Proof. $1^{\underline{o}}$ . Let $\mathfrak{p}$ be a prime ideal by Artin, corresponding the semigroup $S$ , and let the ring product $ab$ belong to $\mathfrak{p}$ . Assume, contrary to the assertion, that neither of $a$ and $b$ lies in $\mathfrak{p}$ . When $(\mathfrak{p},\,x)$ generally means the least ideal containing $\mathfrak{p}$ and an element $x$ , the antithesis implies that $$\mathfrak{p} \subset (\mathfrak{p},\,a) \;\; \land \;\; \mathfrak{p} \subset (\mathfrak{p},\,a),$$ whence by the maximality of $\mathfrak{p}$ we have $$(\mathfrak{p},\,a)\cap S \neq \varnothing \;\; \land \;\; (\mathfrak{p},\,b)\cap S \neq \varnothing.$$ Therefore we can chose such elements $s_i = p_i+r_ia+n_ia$ of $S$ (N.B. the multiples) that $$p_i \in \mathfrak{p},\;\, r_i \in R,\;\, n_i \in \mathbb{Z} \quad (i \,=\, 1,\,2).$$ But then $$s_1s_2 \;=\; (p_2+r_2b+n_2b)p_1+(r_1a+n_1a)p_2+(r_1r_2+n_2r_1+n_1r_2)ab+(n_1n_2)ab \in \mathfrak{p}.$$ This is however impossible, since the product $s_1s_2$ belongs to the semigroup $S$ and $\mathfrak{p}\cap S = \varnothing$ . Because the antithesis thus is wrong, we must have $a \in \mathfrak{p}$ or $b \in \mathfrak{p}$ .
$2^{\underline{o}}$ . Let us then suppose that an ideal $\mathfrak{p}$ satisfies the condition (1) for all $a,\,b \in R$ . It means that the set $S = R\!\smallsetminus\!\mathfrak{p}$ is a multiplicative semigroup.

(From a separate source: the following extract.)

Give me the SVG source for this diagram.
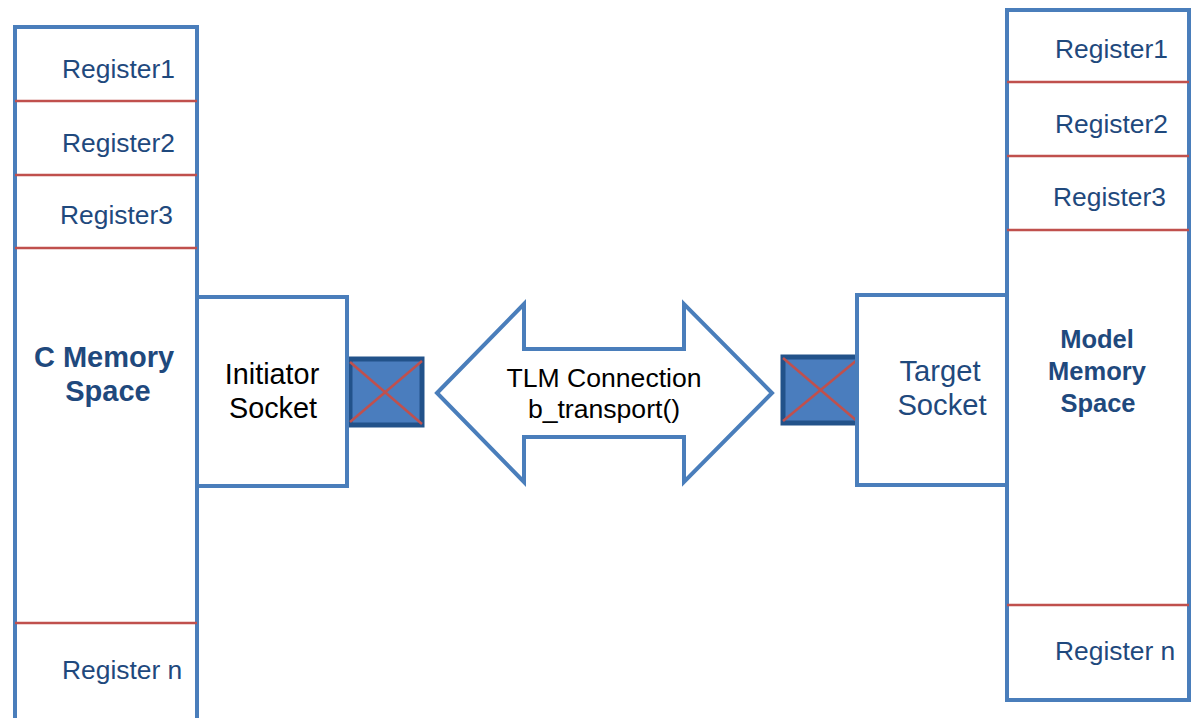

Accordingly, the $\mathfrak{p}$ is the greatest ideal not intersecting the semigroup $S$ , Q.E.D.
Remark. It follows easily from the theorem, that if $\mathfrak{p}$ is a prime ideal of the commutative ring $\mathfrak{O}$ and $\mathfrak{o}$ is a subring of $\mathfrak{O}$ , then $\mathfrak{p\cap o}$ is a prime ideal of $\mathfrak{o}$ .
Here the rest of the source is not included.